Ele se orgulha de Esporão ser uma empresa familiar e pretende que seja assim por longo tempo. Ele lembrou que, junto com Margarida, sua esposa, tem seis filhos, 20 netos e cinco bisnetos. “Há mais vida para além da vida biológica. E eu acredito que os filhos, netos, bisnetos saberão dar valor naquilo que a vida representa e representou”, aponta. Ele cita que, já há muitos anos, Esporão é regida com um acordo de acionistas em um protocolo familiar que define a relação que existe entre eles e quais são as perspectivas.

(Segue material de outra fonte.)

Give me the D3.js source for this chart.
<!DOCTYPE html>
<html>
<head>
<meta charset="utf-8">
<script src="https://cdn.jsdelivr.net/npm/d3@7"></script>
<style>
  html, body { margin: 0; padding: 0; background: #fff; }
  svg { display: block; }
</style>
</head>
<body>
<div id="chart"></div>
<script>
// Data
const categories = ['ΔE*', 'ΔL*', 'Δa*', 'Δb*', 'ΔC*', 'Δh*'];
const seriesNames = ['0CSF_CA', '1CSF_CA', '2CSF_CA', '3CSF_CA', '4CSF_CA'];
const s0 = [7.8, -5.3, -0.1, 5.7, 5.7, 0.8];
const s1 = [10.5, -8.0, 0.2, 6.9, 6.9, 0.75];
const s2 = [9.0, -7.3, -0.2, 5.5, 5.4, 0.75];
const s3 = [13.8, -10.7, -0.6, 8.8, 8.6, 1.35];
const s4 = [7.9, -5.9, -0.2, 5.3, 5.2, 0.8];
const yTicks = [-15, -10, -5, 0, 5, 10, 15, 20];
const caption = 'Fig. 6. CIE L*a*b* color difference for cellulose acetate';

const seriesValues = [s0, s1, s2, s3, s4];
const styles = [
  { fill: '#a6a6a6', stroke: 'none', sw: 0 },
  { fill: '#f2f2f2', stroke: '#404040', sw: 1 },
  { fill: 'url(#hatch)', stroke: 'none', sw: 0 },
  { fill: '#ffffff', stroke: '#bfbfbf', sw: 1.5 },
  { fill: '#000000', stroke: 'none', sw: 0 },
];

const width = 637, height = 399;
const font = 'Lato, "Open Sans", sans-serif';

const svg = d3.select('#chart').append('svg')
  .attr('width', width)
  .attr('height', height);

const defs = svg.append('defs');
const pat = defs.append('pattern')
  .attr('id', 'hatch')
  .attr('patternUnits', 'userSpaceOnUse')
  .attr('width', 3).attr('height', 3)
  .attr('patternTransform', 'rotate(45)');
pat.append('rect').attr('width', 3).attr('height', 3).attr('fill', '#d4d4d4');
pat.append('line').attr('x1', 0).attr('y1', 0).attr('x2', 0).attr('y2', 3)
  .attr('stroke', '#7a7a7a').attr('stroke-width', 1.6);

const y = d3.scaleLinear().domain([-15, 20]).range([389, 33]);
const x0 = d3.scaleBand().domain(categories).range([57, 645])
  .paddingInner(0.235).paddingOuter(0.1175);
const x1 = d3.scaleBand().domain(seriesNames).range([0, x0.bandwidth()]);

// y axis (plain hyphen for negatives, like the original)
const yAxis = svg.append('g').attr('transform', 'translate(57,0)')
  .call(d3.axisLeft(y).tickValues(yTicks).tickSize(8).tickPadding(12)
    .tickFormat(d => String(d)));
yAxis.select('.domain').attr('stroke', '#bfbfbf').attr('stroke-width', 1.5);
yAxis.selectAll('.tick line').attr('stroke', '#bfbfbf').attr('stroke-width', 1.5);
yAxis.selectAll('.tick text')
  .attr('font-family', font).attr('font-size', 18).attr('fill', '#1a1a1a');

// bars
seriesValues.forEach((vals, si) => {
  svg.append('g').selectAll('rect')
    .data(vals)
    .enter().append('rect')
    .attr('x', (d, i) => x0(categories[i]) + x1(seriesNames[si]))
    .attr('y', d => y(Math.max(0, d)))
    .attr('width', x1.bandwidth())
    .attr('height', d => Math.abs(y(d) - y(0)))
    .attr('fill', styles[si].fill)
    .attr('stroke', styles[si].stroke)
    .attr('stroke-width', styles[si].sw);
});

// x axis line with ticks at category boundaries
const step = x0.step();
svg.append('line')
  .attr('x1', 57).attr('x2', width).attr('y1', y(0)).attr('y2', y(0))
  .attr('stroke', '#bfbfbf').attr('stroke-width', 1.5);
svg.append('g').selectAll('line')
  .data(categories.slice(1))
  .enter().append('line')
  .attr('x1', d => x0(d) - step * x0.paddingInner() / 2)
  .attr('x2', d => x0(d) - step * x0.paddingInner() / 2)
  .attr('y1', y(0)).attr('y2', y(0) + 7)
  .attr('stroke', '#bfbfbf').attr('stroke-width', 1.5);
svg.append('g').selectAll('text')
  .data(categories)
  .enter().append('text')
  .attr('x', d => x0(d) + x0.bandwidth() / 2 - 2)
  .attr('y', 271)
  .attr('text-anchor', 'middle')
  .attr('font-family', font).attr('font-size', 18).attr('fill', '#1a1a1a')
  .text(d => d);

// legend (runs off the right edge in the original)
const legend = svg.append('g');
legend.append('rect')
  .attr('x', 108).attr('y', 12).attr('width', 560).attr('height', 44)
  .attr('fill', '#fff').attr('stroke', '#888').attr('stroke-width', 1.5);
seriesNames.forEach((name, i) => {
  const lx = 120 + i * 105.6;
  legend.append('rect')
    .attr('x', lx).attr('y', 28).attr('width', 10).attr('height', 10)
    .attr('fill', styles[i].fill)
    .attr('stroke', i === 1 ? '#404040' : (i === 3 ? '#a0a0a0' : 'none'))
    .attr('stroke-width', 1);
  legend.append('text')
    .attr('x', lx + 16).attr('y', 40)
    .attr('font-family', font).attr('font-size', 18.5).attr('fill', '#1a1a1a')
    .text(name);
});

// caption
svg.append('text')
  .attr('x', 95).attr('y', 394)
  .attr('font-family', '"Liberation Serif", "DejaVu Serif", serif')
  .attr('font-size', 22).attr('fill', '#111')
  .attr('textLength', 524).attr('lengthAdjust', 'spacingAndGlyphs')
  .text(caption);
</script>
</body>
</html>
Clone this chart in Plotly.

“A missão que nos espera para os próximos 50 anos depende muito de Deus, desta estrutura e desta passagem. Nós sabemos que não vai ser propriamente uma caminhada fácil, pois o novo normal é a mudança. E dentro da mudança, uma coisa possível é acompanhar a mudança. Temos de estar ao lado da mudança”, pondera lembrando que “só 5% das empresas familiares passam para uma segunda geração e só 0,4% ultrapassam a segunda geração”.

Mas além de sua família, Roquette reconhece o papel social do Esporão. “Mais uma vez sentimos que somos uma parte de tudo aquilo que acontece com muitas famílias, com pelo menos 3 centenas de famílias, se calhar talvez um pouco mais”, diz ao lembrar dos colaboradores, fornecedores, parceiros etc. que vivem no “ambiente” do qual Esporão faz parte e que se reuniram (cerca de 700 pessoas) para comemorar a data especial para a empresa.

“Acredito que o espírito, a cultura e os valores que nos levaram até aqui estarão presentes no Esporão em 2073. Muito obrigado àqueles que hoje aqui estão e àqueles que vão continuar”, finalizou.